I recently answered a bunch of questions for the 2012 Australian Spec Fic Snapshot project, a semi-regular interview series that surveys the Australian SF scene and presents the interviews in a week-long flurry. I don’t know if my particular snapshot will be online by the time this post goes up, but it’s coming and in one of my answers I mention the rise in feminist discourse taking place within SF over the last few years and how happy I am to see that happening despite the fact that my engagement with feminism is haphazard at best.

And I’ve been thinking about that phrase, a lot, since I sent off my snapshot response.

My initial intention with that phrase was to acknowledge that I’m basically white, male, university educated, and middle class. I am white male privileged incarnate and get to play life on the lowest possible difficulty setting, and even as someone who tries to be aware of that, even as someone who sometimes gets *seriously fucking angry* about displays of privileged and misogyny, I’m going to have blind-spots a mile wide and a history of not-getting-it as long as any ant-feminist idiot on the internet.

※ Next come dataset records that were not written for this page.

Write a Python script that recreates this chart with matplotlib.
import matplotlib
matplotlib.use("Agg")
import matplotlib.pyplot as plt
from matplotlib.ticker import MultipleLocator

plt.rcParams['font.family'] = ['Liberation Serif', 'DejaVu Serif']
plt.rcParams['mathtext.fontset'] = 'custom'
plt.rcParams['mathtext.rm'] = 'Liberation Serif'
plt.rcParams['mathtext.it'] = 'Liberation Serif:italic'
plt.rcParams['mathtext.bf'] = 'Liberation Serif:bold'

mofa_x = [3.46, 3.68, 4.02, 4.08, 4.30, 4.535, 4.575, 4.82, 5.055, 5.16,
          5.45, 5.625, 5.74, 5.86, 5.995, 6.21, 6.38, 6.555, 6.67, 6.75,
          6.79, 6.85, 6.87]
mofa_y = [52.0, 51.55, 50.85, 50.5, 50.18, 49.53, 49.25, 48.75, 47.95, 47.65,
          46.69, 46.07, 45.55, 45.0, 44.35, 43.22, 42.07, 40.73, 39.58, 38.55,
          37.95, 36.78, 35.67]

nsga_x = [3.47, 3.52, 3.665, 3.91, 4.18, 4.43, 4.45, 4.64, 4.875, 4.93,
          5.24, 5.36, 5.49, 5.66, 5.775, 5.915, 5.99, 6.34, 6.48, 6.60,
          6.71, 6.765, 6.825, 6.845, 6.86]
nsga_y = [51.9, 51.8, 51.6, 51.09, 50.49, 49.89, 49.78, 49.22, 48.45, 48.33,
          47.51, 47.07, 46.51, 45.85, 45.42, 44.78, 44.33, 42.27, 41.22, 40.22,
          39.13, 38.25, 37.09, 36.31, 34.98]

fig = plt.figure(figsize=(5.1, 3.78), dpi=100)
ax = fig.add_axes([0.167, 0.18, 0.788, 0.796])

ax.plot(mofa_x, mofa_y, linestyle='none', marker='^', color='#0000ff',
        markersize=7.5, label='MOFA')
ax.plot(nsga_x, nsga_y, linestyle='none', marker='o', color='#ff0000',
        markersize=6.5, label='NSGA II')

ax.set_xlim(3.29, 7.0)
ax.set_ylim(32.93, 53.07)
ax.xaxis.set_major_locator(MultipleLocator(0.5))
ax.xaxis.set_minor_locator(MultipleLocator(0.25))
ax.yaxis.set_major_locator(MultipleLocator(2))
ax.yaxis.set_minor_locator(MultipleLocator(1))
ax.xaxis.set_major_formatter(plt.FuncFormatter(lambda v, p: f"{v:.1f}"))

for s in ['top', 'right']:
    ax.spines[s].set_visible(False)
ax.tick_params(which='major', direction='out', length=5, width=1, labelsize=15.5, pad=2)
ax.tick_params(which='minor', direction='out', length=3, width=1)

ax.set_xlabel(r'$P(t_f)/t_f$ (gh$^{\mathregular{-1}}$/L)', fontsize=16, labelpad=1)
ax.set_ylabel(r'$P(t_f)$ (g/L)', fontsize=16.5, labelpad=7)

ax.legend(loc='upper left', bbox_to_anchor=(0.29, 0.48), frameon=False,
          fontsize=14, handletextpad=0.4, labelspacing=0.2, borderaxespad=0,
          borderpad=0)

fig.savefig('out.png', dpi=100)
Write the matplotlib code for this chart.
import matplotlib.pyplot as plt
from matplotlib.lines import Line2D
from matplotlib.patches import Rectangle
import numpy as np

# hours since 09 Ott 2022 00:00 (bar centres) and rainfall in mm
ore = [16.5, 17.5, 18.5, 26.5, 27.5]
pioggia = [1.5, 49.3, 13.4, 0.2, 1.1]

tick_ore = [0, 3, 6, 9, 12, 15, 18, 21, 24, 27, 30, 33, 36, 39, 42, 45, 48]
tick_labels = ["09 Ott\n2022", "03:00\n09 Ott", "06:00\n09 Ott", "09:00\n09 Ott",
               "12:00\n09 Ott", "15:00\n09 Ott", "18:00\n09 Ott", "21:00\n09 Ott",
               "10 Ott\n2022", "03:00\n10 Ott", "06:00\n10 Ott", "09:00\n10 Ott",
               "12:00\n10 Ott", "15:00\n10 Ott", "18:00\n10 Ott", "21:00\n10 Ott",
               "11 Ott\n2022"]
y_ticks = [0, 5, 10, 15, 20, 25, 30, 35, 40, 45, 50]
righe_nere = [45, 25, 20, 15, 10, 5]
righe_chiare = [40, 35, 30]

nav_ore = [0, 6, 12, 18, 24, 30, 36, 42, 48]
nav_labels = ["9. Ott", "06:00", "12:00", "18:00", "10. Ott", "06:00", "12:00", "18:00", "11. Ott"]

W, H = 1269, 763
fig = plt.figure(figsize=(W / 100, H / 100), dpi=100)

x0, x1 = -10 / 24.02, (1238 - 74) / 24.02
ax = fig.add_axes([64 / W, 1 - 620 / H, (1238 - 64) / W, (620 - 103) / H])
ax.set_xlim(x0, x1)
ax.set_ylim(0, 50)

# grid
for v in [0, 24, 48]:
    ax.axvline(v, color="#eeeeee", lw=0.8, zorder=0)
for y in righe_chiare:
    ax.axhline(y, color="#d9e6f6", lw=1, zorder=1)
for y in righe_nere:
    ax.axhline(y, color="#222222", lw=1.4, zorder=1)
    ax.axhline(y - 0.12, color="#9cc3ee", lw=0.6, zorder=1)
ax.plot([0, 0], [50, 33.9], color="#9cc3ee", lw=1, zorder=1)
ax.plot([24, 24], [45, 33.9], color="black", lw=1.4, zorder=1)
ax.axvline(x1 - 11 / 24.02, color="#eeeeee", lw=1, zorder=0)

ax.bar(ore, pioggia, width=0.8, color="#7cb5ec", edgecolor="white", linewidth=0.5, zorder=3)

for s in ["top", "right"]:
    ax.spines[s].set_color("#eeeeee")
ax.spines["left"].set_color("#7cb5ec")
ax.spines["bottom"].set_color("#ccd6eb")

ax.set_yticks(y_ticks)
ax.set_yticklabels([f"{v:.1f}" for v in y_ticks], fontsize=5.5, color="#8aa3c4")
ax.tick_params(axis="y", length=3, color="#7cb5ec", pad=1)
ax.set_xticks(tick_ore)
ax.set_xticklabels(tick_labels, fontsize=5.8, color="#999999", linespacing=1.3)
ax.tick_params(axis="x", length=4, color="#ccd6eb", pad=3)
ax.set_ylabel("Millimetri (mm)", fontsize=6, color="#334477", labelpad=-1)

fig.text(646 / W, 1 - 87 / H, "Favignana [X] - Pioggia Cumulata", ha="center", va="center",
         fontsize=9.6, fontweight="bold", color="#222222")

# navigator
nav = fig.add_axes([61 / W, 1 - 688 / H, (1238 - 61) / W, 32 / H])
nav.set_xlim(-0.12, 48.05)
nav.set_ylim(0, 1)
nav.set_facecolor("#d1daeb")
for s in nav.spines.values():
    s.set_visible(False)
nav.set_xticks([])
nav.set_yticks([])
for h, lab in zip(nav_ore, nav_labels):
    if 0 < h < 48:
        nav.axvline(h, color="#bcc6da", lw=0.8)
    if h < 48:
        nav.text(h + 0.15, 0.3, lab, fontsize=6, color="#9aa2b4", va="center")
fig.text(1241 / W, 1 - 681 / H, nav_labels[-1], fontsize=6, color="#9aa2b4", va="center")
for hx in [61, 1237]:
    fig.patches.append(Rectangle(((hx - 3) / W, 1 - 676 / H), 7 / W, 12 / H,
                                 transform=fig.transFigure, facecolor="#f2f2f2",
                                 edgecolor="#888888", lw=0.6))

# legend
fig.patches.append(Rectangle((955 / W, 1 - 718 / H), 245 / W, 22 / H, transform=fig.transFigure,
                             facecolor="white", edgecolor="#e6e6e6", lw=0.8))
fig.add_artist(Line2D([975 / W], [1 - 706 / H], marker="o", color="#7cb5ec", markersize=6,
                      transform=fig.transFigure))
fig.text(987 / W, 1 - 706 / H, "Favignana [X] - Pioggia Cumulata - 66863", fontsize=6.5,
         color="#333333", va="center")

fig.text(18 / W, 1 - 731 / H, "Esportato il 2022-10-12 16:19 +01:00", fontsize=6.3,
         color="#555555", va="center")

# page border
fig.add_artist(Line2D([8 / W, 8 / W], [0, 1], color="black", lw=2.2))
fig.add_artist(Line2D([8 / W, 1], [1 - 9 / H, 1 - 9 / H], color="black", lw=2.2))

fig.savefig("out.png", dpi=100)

Worse, I’m a geek. I spent my teenage years feeling white, male, middle-class, smarter than the average person,  and utterly dis-empowered by both feminism and conventional notions of masculinity, even if that wasn’t really the case. I was a gamer and a comic-book fan and a reader of trashy fantasy novels, and all of these are mediums that have a spotty history of accepting feminism and equality. Many, indeed, are jealously guarded bastions of privileged where fans are passionately loud and stupid when accusations of sexism are thrown their way.

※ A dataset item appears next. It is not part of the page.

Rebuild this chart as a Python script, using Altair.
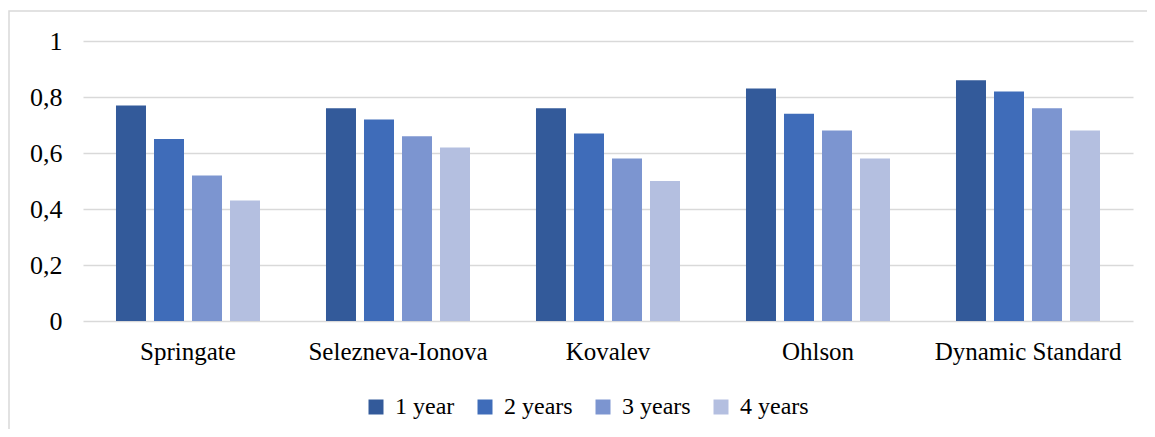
import altair as alt
import pandas as pd

categories = ["Springate", "Selezneva-Ionova", "Kovalev", "Ohlson", "Dynamic Standard"]
series = ["1 year", "2 years", "3 years", "4 years"]
values = {
    "1 year":  [0.77, 0.76, 0.76, 0.83, 0.86],
    "2 years": [0.65, 0.72, 0.67, 0.74, 0.82],
    "3 years": [0.52, 0.66, 0.58, 0.68, 0.76],
    "4 years": [0.43, 0.62, 0.50, 0.58, 0.68],
}
colors = ["#335A9A", "#3F6CB9", "#7C95D0", "#B4BFE0"]

rows = []
for s in series:
    for c, v in zip(categories, values[s]):
        rows.append({"model": c, "period": s, "value": v})
df = pd.DataFrame(rows)

FONT = "Liberation Serif"

bars = alt.Chart(df).mark_bar().encode(
    x=alt.X("model:N", sort=categories, title=None,
            scale=alt.Scale(paddingInner=0, paddingOuter=0),
            axis=alt.Axis(labelAngle=0, domain=False, ticks=False, labelPadding=18,
                          labelFont=FONT, labelFontSize=25, labelColor="#000000",
                          labelLimit=400)),
    xOffset=alt.XOffset("period:N", sort=series,
                        scale=alt.Scale(paddingInner=0.2105, paddingOuter=0.868)),
    y=alt.Y("value:Q", title=None,
            scale=alt.Scale(domain=[0, 1]),
            axis=alt.Axis(values=[0, 0.2, 0.4, 0.6, 0.8, 1.0], domain=False, ticks=False,
                          labelPadding=21, gridColor="#D9D9D9", gridWidth=1.5,
                          labelFont=FONT, labelFontSize=26, labelColor="#000000",
                          labelExpr="replace(format(datum.value, '.1~f'), '.', ',')")),
    color=alt.Color("period:N", sort=series,
                    scale=alt.Scale(domain=series, range=colors),
                    legend=alt.Legend(title=None, orient="none", legendX=281, legendY=354,
                                      direction="horizontal", columns=4, padding=0,
                                      symbolType="square", symbolSize=225,
                                      symbolStrokeWidth=0, labelOffset=7,
                                      labelFont=FONT, labelFontSize=24,
                                      labelColor="#000000", labelLimit=300,
                                      columnPadding=18)),
)

border = alt.Chart(pd.DataFrame({"a": [0]})).mark_rect(
    fill=None, stroke="#D9D9D9", strokeWidth=1.5
).encode(
    x=alt.value(-74), x2=alt.value(1200), y=alt.value(-30), y2=alt.value(500)
)

chart = (
    alt.layer(border, bars)
    .properties(
        width=1050, height=280,
        autosize=alt.AutoSizeParams(type="none"),
        padding={"left": 75, "top": 33, "right": 14, "bottom": 108},
    )
    .configure(background="#FFFFFF", font=FONT)
    .configure_view(stroke=None)
)

chart.save("out.html", embed_options={"renderer": "svg", "actions": False})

I like to think I’ve gotten better, and in a lot of ways I have, but if you work through my narrative history there is still a steady stream of female antagonists who serve as manic pixie girls to transform the lives of their male partners, or women rendered voiceless, and even female protagonists who are routinely critiqued as sounding male. The male gaze is terribly prominent in my fiction, and you’d be hard pressed to find anything I write that passes the Bechdel test. On the occasions when I weigh into discussions about gender and feminism on the internet, I’m always surprised when people don’t point that sort of thing out.

I understand feminism. I agree with it. I can engage in discussions about cultural constructions of gender and male privilege and the inherently gendered reading positions we use to judge the quality of fiction, and I can generally do so without looking like a complete idiot. I’ve read a lot, and talked about things a lot, and generally maintained an interest in feminism for the better part of a decade. On an intellectual level, I’m all for it. On an emotional level, a subconscious level, the pace where gut impulses and, apparently, fiction drafts, come from, there’s still a core of privilege and misogyny that I’m still trying to sort out. Intellectually I’m all in. Instinctual, I’m not.

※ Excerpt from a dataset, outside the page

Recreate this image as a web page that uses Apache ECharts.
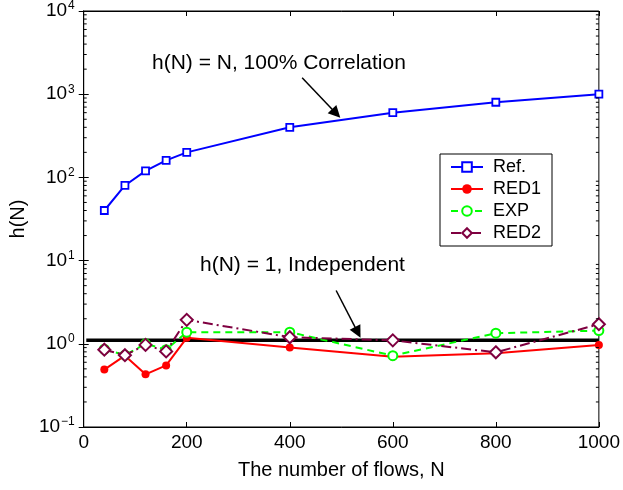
<!DOCTYPE html>
<html>
<head>
<meta charset="utf-8">
<script src="https://cdn.jsdelivr.net/npm/echarts@6/dist/echarts.min.js"></script>
<style>
  html, body { margin: 0; padding: 0; background: #fff; }
  #chart { width: 623px; height: 490px; }
</style>
</head>
<body>
<div id="chart"></div>
<script>
// data
var flows = [40, 80, 120, 160, 200, 400, 600, 800, 1000];
var refVals = [40, 80, 120, 160, 200, 400, 600, 800, 1000];
var red1Vals = [0.49, 0.72, 0.43, 0.55, 1.18, 0.90, 0.70, 0.77, 0.97];
var expVals = [0.86, 0.73, 1.00, 0.85, 1.38, 1.38, 0.72, 1.34, 1.44];
var red2Vals = [0.85, 0.73, 0.97, 0.81, 1.94, 1.20, 1.10, 0.79, 1.72];
var indepX = [5, 1000];
var indepLevel = 1.1;
var decades = [-1, 0, 1, 2, 3];

var FONT = '"Liberation Sans", Arial, Helvetica, sans-serif';

function pairs(xs, ys) {
    return xs.map(function (x, i) { return [x, ys[i]]; });
}

// minor ticks of the log axis (2..9 in each decade)
var minorTicks = [];
decades.forEach(function (d) {
    for (var m = 2; m <= 9; m++) {
        minorTicks.push([0, m * Math.pow(10, d)]);
    }
});

var chart = echarts.init(document.getElementById('chart'), null, { renderer: 'canvas' });

var yLabel = {
    margin: 9,
    color: '#000',
    fontFamily: FONT,
    formatter: function (v) {
        var e = Math.round(Math.log10(v));
        return '{b|10}{e|' + (e < 0 ? '\u2212' + (-e) : e) + '}';
    },
    rich: {
        b: { fontSize: 19, fontFamily: FONT, color: '#000', lineHeight: 22 },
        e: { fontSize: 12, fontFamily: FONT, color: '#000', verticalAlign: 'top', lineHeight: 12, padding: [0, 0, 12, 1] }
    }
};

chart.setOption({
    animation: false,
    textStyle: { fontFamily: FONT },
    grid: { left: 74, right: 21, top: 11, bottom: 63, show: true, borderColor: '#000', borderWidth: 1 },
    legend: {
        data: ['Ref.', 'RED1', 'EXP', 'RED2'],
        orient: 'vertical',
        left: 440,
        top: 154,
        padding: [4, 11, 4, 10],
        itemGap: 4,
        itemWidth: 32,
        itemHeight: 12,
        selectedMode: false,
        backgroundColor: '#fff',
        borderColor: '#000',
        borderWidth: 1,
        textStyle: { fontSize: 18, color: '#000', fontFamily: FONT, lineHeight: 18, padding: [0, 0, 0, 5] }
    },
    xAxis: [{
        type: 'value',
        min: 0,
        max: 1000,
        interval: 200,
        name: 'The number of flows, N',
        nameLocation: 'middle',
        nameGap: 33,
        nameTextStyle: { fontSize: 20, color: '#000', fontFamily: FONT },
        axisLine: { lineStyle: { color: '#000', width: 1 } },
        axisTick: { inside: true, length: 5, lineStyle: { color: '#000' } },
        axisLabel: {
            margin: 6, fontSize: 19, color: '#000', fontFamily: FONT,
            formatter: function (v) { return String(v); }
        },
        splitLine: { show: false }
    }, {
        type: 'value',
        position: 'top',
        min: 0,
        max: 1000,
        interval: 200,
        axisLine: { lineStyle: { color: '#000', width: 1 } },
        axisTick: { inside: true, length: 5, lineStyle: { color: '#000' } },
        axisLabel: { show: false },
        splitLine: { show: false }
    }],
    yAxis: [{
        type: 'log',
        logBase: 10,
        min: 0.1,
        max: 10000,
        name: 'h(N)',
        nameLocation: 'middle',
        nameGap: 36,
        nameTextStyle: { fontSize: 20, color: '#000', fontFamily: FONT },
        axisLine: { lineStyle: { color: '#000', width: 1 } },
        axisTick: { inside: true, length: 5, lineStyle: { color: '#000' } },
        axisLabel: yLabel,
        splitLine: { show: false }
    }, {
        type: 'log',
        logBase: 10,
        min: 0.1,
        max: 10000,
        position: 'right',
        axisLine: { lineStyle: { color: '#000', width: 1 } },
        axisTick: { inside: true, length: 5, lineStyle: { color: '#000' } },
        axisLabel: { show: false },
        splitLine: { show: false }
    }],
    graphic: [{
        type: 'text',
        x: 152,
        y: 63,
        style: { text: 'h(N) = N, 100% Correlation', font: '21px ' + FONT, fill: '#000', verticalAlign: 'middle' }
    }, {
        type: 'text',
        x: 200,
        y: 265,
        style: { text: 'h(N) = 1, Independent', font: '21px ' + FONT, fill: '#000', verticalAlign: 'middle' }
    }],
    series: [{
        name: 'minor',
        type: 'custom',
        silent: true,
        clip: false,
        z: 5,
        data: minorTicks,
        renderItem: function (params, api) {
            var v = api.value(1);
            var l = api.coord([0, v]);
            var r = api.coord([1000, v]);
            return {
                type: 'group',
                children: [
                    { type: 'line', shape: { x1: l[0], y1: l[1], x2: l[0] + 3, y2: l[1] }, style: { stroke: '#000', lineWidth: 1 } },
                    { type: 'line', shape: { x1: r[0] - 3, y1: r[1], x2: r[0], y2: r[1] }, style: { stroke: '#000', lineWidth: 1 } }
                ]
            };
        }
    }, {
        name: 'indep',
        type: 'line',
        z: 1,
        data: pairs(indepX, [indepLevel, indepLevel]),
        symbol: 'none',
        lineStyle: { color: '#000', width: 3.5 },
        markLine: {
            silent: true,
            symbol: ['none', 'triangle'],
            symbolSize: 12,
            label: { show: false },
            lineStyle: { color: '#000', width: 1.5, type: 'solid' },
            data: [
                [{ coord: [424, 1574] }, { coord: [490, 586] }],
                [{ coord: [490, 4.37] }, { coord: [532, 1.37] }]
            ]
        }
    }, {
        name: 'Ref.',
        type: 'line',
        z: 3,
        data: pairs(flows, refVals),
        symbol: 'rect',
        symbolSize: 7,
        lineStyle: { color: '#0000ff', width: 2 },
        itemStyle: { color: '#fff', borderColor: '#0000ff', borderWidth: 1.8 }
    }, {
        name: 'RED1',
        type: 'line',
        z: 3,
        data: pairs(flows, red1Vals),
        symbol: 'circle',
        symbolSize: 8,
        lineStyle: { color: '#ff0000', width: 2 },
        itemStyle: { color: '#ff0000', borderColor: '#ff0000', borderWidth: 0 }
    }, {
        name: 'EXP',
        type: 'line',
        z: 3,
        data: pairs(flows, expVals),
        symbol: 'circle',
        symbolSize: 9,
        lineStyle: { color: '#00ff00', width: 2, type: [7, 5] },
        itemStyle: { color: '#fff', borderColor: '#00ff00', borderWidth: 2 }
    }, {
        name: 'RED2',
        type: 'line',
        z: 3,
        data: pairs(flows, red2Vals),
        symbol: 'diamond',
        symbolSize: 12,
        lineStyle: { color: '#7f0040', width: 2, type: [10, 4, 2, 4] },
        itemStyle: { color: '#fff', borderColor: '#7f0040', borderWidth: 2 }
    }]
});
</script>
</body>
</html>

I can still remember the day I realised that Feminism was something I wanted to understand. I was twenty-five, teaching a writing class at university, and if you’d asked me I would have told you that I knew a lot about feminism and considered myself one. In truth, what I understood were the broad strokes. I was running a tutorial about Michael Chabon’s Wonderboys and the topic of gender came up, largely because one of the students had some issues with other students referring to a drag queen as “she.” So we got into discussions about gender discussion, and feminism, and I assembled an explanation based on the bits of feminist theory I’d picked up from literary theory and discussions with other post-graduate students who knew far more than I did.

Then one of the male students busted out an argument familiar to anyone whose had a feminism 101 discussion:

If women wanted to run the world, all they need to do is to stop having sex with men until the men do what they’re told.

It was greeted with the kind of silence you’d expect from the class. I knew what he’d said was wrong, as did every other student there, but I didn’t know enough to articulate why he was being an idiot, and there was no-one around to do it for me. He got to sit there looking smug ’cause I didn’t know enough, and that left me feeling unbelievably pissed off and angry at myself.

So I started reading, started having discussions, started trying to understand feminist issues in a far more complex way than the lip-service I’d paid the concept during my early twenties. And somewhere along the way I realised that my strident belief that I’d been a feminist at twenty-five was largely just bullshit, since my own understanding was only somewhat more advanced than the guy in my class who argued that the sexuality is the only power women need.

There’s this poster-thing that’s going around facebook at the moment that captures my feelings on feminism pretty closely. The tagline goes something like “If someone says, ‘oh, I’m not a feminist,’ I ask, ‘Why? What’s your problem?”

My problem is that I’m white, male, middle class. My problem is years of privilege. My problem is when I thought I was a feminist, it was pretty clear that I did a very shoddy job. That when I did start to understand feminism better, the bits that always interested me were the bits that could be liberated to talk about portrayals of masculinity and theories that could help me understand the confusion and anger I felt growing up.

Oh, I’m not a feminist, but I’m trying to do better, and I never want to be so comfortable discussing issues of gender that I feel certain I know what I’m talking about.